ID: 651607 • Letter: I

Question

I was reading the Scrum documents and it says that the tasks in Sprint should be "potentially shippable".

I am confused by what this means. Suppose in Sprint 1 the goal was, "user registration form".

How much detail do I need to add for something to be ready to ship? For example:

I can show the simple form with fields without any fancy styling and mark them as done

I can just do client side validation as mark as done but server side is also the option or both

I can also add some jQuery fancy tool tips, hover overs, captcha, colors, labels for the form

Then there is whole lot of styling about how to show error messages on screen

I can do endlessly on one topic. So how do we divide that and when I can think of that as shipping ready.

Or do I need to write each smallest possible thing like showing errors, popup or light box text as subtasks and put them as sprint. This would lead to 1000s of tasks for whole project.

I mean then again if some work for Internet Explorer and some for Firefox then again do I need to divide those as tasks as well. Time has to be spent on them and when manager asks me what you did in that time, I won't have any tasks to tell but in reality they all are part of User registration

Explanation / Answer

Agree this with the product owner and the Scrum team, not the internet. This should be determined in your Definition of Done, and will be largely dependent on how the team works.

Although the feature should be 'shippable' (I hate this term in Scrum) it could be argued that the functionality is shippable without the UI. Many people suffer this misconception in Scrum - the aim of a sprint is to get as many stories as possible (ideally all) 'Done', but it most definitely does not need to be built into something that could be released.

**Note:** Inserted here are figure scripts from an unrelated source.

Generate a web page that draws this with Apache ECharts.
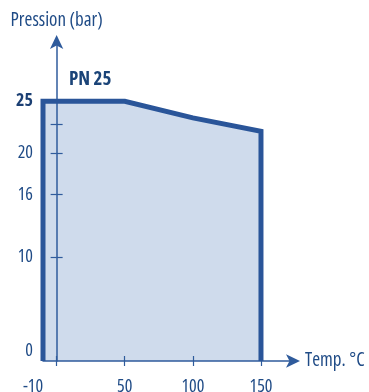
<!DOCTYPE html>
<html>
<head>
<meta charset="utf-8">
<script src="https://cdn.jsdelivr.net/npm/echarts@6/dist/echarts.min.js"></script>
<style>
html,body{margin:0;padding:0;background:#fff;}
#c{width:369px;height:392px;}
</style>
</head>
<body>
<div id="c"></div>
<script>
var temps = [-10, -10, 50, 100, 150, 150];
var pressures = [0, 25, 25, 23.4, 22.1, 0];
var xTickLabels = [-10, 50, 100, 150];
var xTickMarks = [0, 50, 100, 150];
var yTickLabels = [0, 10, 16, 20, 25];
var yTickMarks = [10, 16, 20, 22.8];
var yName = 'Pression (bar)';
var xName = 'Temp. °C';
var seriesLabel = 'PN 25';

var FONT = "'Open Sans', 'Liberation Sans', Arial, sans-serif";
var W = 'condensed';
var WB = 'bold condensed';
var LINE = '#2a5599';
var AXIS = '#2f5b9c';
var TEXT = '#1f4b86';

var chart = echarts.init(document.getElementById('c'));
var data = temps.map(function (t, i) { return [t, pressures[i]]; });

var xBase = {type: 'value', min: -10, max: 173.5, splitLine: {show: false}, z: 2};
var yBase = {type: 'value', min: 0, max: 30.7, splitLine: {show: false}, z: 2};

chart.setOption({
  animation: false,
  grid: {left: 43, right: 76, top: 42, bottom: 31, containLabel: false, outerBoundsMode: 'none'},
  xAxis: [
    Object.assign({}, xBase, {
      position: 'bottom',
      name: xName, nameLocation: 'end', nameGap: 12,
      nameTextStyle: {color: TEXT, fontFamily: FONT, fontSize: 19, fontWeight: W, verticalAlign: 'middle'},
      axisLine: {show: true, onZero: false, lineStyle: {color: AXIS, width: 1.5},
        symbol: ['none', 'arrow'], symbolSize: [10, 14], symbolOffset: [0, 7]},
      axisTick: {show: true, length: 5, lineStyle: {color: AXIS, width: 1.2}, customValues: xTickMarks},
      axisLabel: {show: true, color: TEXT, fontFamily: FONT, fontSize: 18, fontWeight: W, margin: 17,
        customValues: xTickLabels,
        formatter: function (v) { return v < 0 ? '{n|' + v + '}' : String(v); },
        rich: {n: {color: TEXT, fontFamily: FONT, fontSize: 18, fontWeight: W, padding: [0, 20, 0, 0]}}
      }
    }),
    Object.assign({}, xBase, {
      position: 'top', offset: -(392 - 42 - 31),
      axisLine: {show: false},
      axisTick: {show: true, length: 5, lineStyle: {color: AXIS, width: 1.2}, customValues: xTickMarks},
      axisLabel: {show: false}
    })
  ],
  yAxis: [
    Object.assign({}, yBase, {
      position: 'left',
      name: yName, nameLocation: 'end', nameGap: 12,
      nameTextStyle: {color: TEXT, fontFamily: FONT, fontSize: 19, fontWeight: W, align: 'center'},
      axisLine: {show: true, onZero: true, lineStyle: {color: AXIS, width: 1.5},
        symbol: ['none', 'arrow'], symbolSize: [10, 14], symbolOffset: [0, 7]},
      axisTick: {show: true, length: 6, lineStyle: {color: AXIS, width: 1.2}, customValues: yTickMarks},
      axisLabel: {show: true, color: TEXT, fontFamily: FONT, fontSize: 18, fontWeight: W, margin: 10,
        customValues: yTickLabels,
        formatter: function (v) {
          if (v === 25) return '{b|' + v + '}';
          if (v === 0) return '{z|' + v + '}';
          return String(v);
        },
        rich: {
          b: {fontWeight: WB, color: '#1b3f73', fontFamily: FONT, fontSize: 18},
          z: {color: TEXT, fontFamily: FONT, fontSize: 18, fontWeight: W, padding: [0, 0, 20, 0]}
        }
      }
    }),
    Object.assign({}, yBase, {
      position: 'right',
      axisLine: {show: false, onZero: true},
      axisTick: {show: true, length: 6, lineStyle: {color: AXIS, width: 1.2}, customValues: yTickMarks},
      axisLabel: {show: false}
    })
  ],
  graphic: [{
    type: 'text', left: 69, top: 70, z: 10,
    style: {text: seriesLabel, fill: '#1b4478', fontFamily: FONT, fontSize: 19, fontWeight: WB}
  }],
  series: [{
    type: 'line', xAxisIndex: 0, yAxisIndex: 0,
    data: data, symbol: 'none',
    lineStyle: {width: 0, opacity: 0},
    areaStyle: {color: '#cfdbec', opacity: 1},
    z: 1
  }, {
    type: 'line', xAxisIndex: 0, yAxisIndex: 0,
    data: data, symbol: 'none',
    lineStyle: {color: LINE, width: 5, join: 'miter'},
    z: 3
  }]
});
</script>
</body>
</html>
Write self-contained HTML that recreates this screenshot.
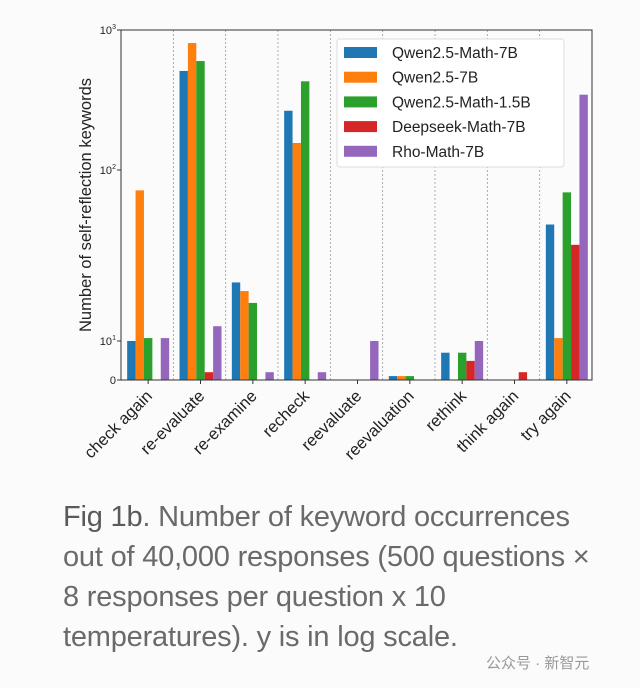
<!DOCTYPE html>
<html><head><meta charset="utf-8"><style>
body{margin:0;background:#fbfbfc;}
svg{display:block}
.cap{position:absolute;left:63px;top:497px;white-space:nowrap;font-family:"Liberation Sans","DejaVu Sans",sans-serif;font-size:29px;line-height:40px;color:#6a6a6a;letter-spacing:-0.2px}
</style></head><body>
<div style="position:relative;width:640px;height:688px;overflow:hidden">
<svg id="chart" width="640" height="688" font-family="Liberation Sans, DejaVu Sans, sans-serif"></svg>
<div class="cap"><span style="color:#5a5a5a">Fig 1b</span>. Number of keyword occurrences<br>out of 40,000 responses (500 questions ×<br>8 responses per question x 10<br>temperatures). y is in log scale.</div>
<div style="position:absolute;left:486px;top:652px;font-family:'Liberation Sans','Noto Sans CJK SC',sans-serif;font-size:15px;color:#999">公众号 · 新智元</div>
</div>
<script>
const categories=["check again","re-evaluate","re-examine","recheck","reevaluate","reevaluation","rethink","think again","try again"];
const seriesNames=["Qwen2.5-Math-7B","Qwen2.5-7B","Qwen2.5-Math-1.5B","Deepseek-Math-7B","Rho-Math-7B"];
const colors=["#1f77b4","#ff7f0e","#2ca02c","#d62728","#9467bd"];
const qwenMath7b=[10,510,22,265,0,1,7,0,48];
const qwen7b=[76,807,19.6,156,0,1,0,0,10.4];
const qwenMath15b=[10.4,600,16.7,430,0,1,7,0,74];
const deepseek=[0,2,0,0,0,0,4.9,2,36.5];
const rho=[10.4,12.2,2,2,10,0,10,0,345];
const series=[qwenMath7b,qwen7b,qwenMath15b,deepseek,rho];
const yTicks=[0,10,100,1000];
const yTickLabels=["0","10","10","10"];
const yTickExp=["","1","2","3"];

const L=121,R=592,T=30,B=380;
const NS="http://www.w3.org/2000/svg";
const svg=document.getElementById('chart');
function el(t,a,p){const e=document.createElementNS(NS,t);for(const k in a)e.setAttribute(k,a[k]);(p||svg).appendChild(e);return e;}
function y(v){ if(v<=10) return B-(v/10)*39;
  const l=Math.log10(v);
  if(l<=2) return 341-(l-1)*171;
  return 170-(l-2)*140;}
const step=(R-L)/categories.length;
function xc(i){return L+step*(i+0.5)+1;}
const bw=8.4;
for(let i=1;i<categories.length;i++){
  const sx=L+step*i;
  const d=el('line',{x1:sx,x2:sx,y1:T,y2:B,stroke:'#999','stroke-width':0.8,'stroke-dasharray':'2,2'});
  
  
}
series.forEach((s,si)=>{
  s.forEach((v,i)=>{
    if(v<=0)return;
    const x0=xc(i)-21+si*bw;
    const r=el('rect',{x:x0,y:y(v),width:bw,height:B-y(v),fill:colors[si]});
    
    
  });
});
const fr=el('rect',{x:L,y:T,width:R-L,height:B-T,fill:'none',stroke:'#333','stroke-width':1});


yTicks.forEach((v,i)=>{
  const yy=y(v);
  el('line',{x1:L-4,x2:L,y1:yy,y2:yy,stroke:'#333'});
  const t=el('text',{x:L-5-(yTickExp[i]?4:0),y:yy+4,'font-size':11,'text-anchor':'end',fill:'#222'});
  t.textContent=yTickLabels[i];
  
  
  if(yTickExp[i]){const e=el('text',{x:L-5,y:yy-1,'font-size':7,'text-anchor':'end',fill:'#222'});e.textContent=yTickExp[i];
    
    }
});
categories.forEach((c,i)=>{
  const x=xc(i);
  el('line',{x1:x,x2:x,y1:B,y2:B+4,stroke:'#333'});
  const t=el('text',{x:x+5,y:B+17,'font-size':16.5,'text-anchor':'end',fill:'#222',transform:`rotate(-45 ${x+5} ${B+17})`});
  t.textContent=c;
  
  
});
const yt=el('text',{x:91,y:205,'font-size':16.5,'text-anchor':'middle',fill:'#222',transform:'rotate(-90 91 205)'});
yt.textContent='Number of self-reflection keywords';


const lg=el('rect',{x:337,y:39,width:227,height:128,fill:'#fff',stroke:'#ddd',rx:3});


seriesNames.forEach((n,i)=>{
  const yy=52+i*24.7;
  const sw=el('rect',{x:344,y:yy-5,width:33,height:11,fill:colors[i]});
  
  
  const t=el('text',{x:392,y:yy+6,'font-size':15.5,fill:'#222'});
  t.textContent=n;
  
  
});
</script>
</body></html>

It is important to iron things like this out early, so everyone across the team is working to a common goal. The ethos of Scrum is communication, so ask the Scrum team and draw a logical conclusion.

You may work in a team where UI is generally handled separately, for example by a different team or once UI experts decide how the form should look etc. Alternatively, in a small project/team it may be expected that the UI is built as you go.

As long as the team all know the answer, it is irrelevant what the answer is.